◆ **Stated goal**
Without including any pictures, write out all the entries exactly.

********

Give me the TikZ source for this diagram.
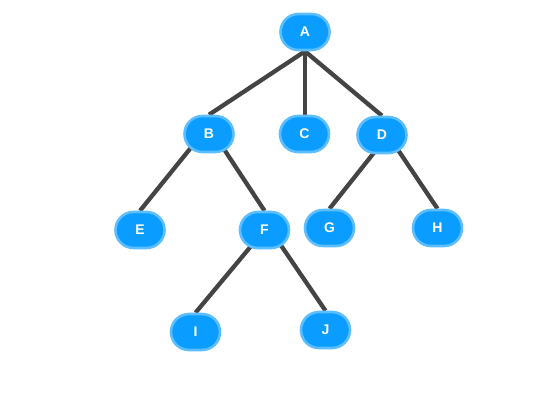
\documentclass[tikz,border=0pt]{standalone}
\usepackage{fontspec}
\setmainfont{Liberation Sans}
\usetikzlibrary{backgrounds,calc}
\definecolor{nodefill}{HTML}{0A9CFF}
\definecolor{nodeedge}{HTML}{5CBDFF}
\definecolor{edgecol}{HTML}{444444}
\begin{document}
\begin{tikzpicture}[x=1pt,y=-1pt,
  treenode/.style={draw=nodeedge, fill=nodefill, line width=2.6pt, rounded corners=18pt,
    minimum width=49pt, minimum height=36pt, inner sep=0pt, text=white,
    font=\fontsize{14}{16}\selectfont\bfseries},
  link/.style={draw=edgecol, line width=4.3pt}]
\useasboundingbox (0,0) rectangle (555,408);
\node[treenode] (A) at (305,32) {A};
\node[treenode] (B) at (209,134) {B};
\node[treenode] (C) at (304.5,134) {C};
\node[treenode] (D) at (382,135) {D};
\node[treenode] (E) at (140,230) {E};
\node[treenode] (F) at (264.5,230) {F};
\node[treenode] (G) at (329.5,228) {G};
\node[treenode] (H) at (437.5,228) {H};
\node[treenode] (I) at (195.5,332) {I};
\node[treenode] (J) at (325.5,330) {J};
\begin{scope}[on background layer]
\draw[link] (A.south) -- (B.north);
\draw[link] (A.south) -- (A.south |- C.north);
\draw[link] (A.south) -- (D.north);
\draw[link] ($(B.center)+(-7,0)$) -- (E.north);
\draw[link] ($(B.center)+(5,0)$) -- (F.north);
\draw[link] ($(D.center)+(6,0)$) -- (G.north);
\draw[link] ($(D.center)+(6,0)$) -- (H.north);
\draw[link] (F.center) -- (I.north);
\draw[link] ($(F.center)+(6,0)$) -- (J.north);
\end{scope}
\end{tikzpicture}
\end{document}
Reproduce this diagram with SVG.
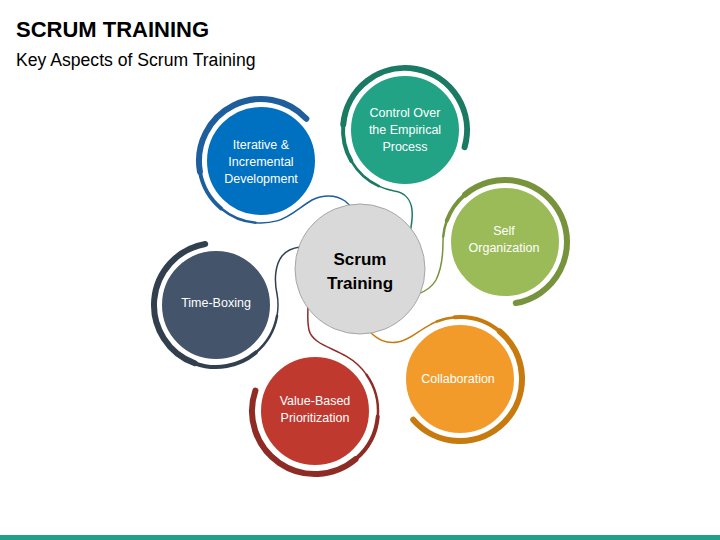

********

◆ **Worked solution**
Give me the TikZ source for this diagram.
\documentclass[tikz,border=0pt]{standalone}
\usepackage{fontspec}
\setmainfont{Liberation Sans}
\usetikzlibrary{backgrounds,calc}
\definecolor{nodefill}{HTML}{0A9CFF}
\definecolor{nodeedge}{HTML}{5CBDFF}
\definecolor{edgecol}{HTML}{444444}
\begin{document}
\begin{tikzpicture}[x=1pt,y=-1pt,
  treenode/.style={draw=nodeedge, fill=nodefill, line width=2.6pt, rounded corners=18pt,
    minimum width=49pt, minimum height=36pt, inner sep=0pt, text=white,
    font=\fontsize{14}{16}\selectfont\bfseries},
  link/.style={draw=edgecol, line width=4.3pt}]
\useasboundingbox (0,0) rectangle (555,408);
\node[treenode] (A) at (305,32) {A};
\node[treenode] (B) at (209,134) {B};
\node[treenode] (C) at (304.5,134) {C};
\node[treenode] (D) at (382,135) {D};
\node[treenode] (E) at (140,230) {E};
\node[treenode] (F) at (264.5,230) {F};
\node[treenode] (G) at (329.5,228) {G};
\node[treenode] (H) at (437.5,228) {H};
\node[treenode] (I) at (195.5,332) {I};
\node[treenode] (J) at (325.5,330) {J};
\begin{scope}[on background layer]
\draw[link] (A.south) -- (B.north);
\draw[link] (A.south) -- (A.south |- C.north);
\draw[link] (A.south) -- (D.north);
\draw[link] ($(B.center)+(-7,0)$) -- (E.north);
\draw[link] ($(B.center)+(5,0)$) -- (F.north);
\draw[link] ($(D.center)+(6,0)$) -- (G.north);
\draw[link] ($(D.center)+(6,0)$) -- (H.north);
\draw[link] (F.center) -- (I.north);
\draw[link] ($(F.center)+(6,0)$) -- (J.north);
\end{scope}
\end{tikzpicture}
\end{document}
Reproduce this diagram with SVG.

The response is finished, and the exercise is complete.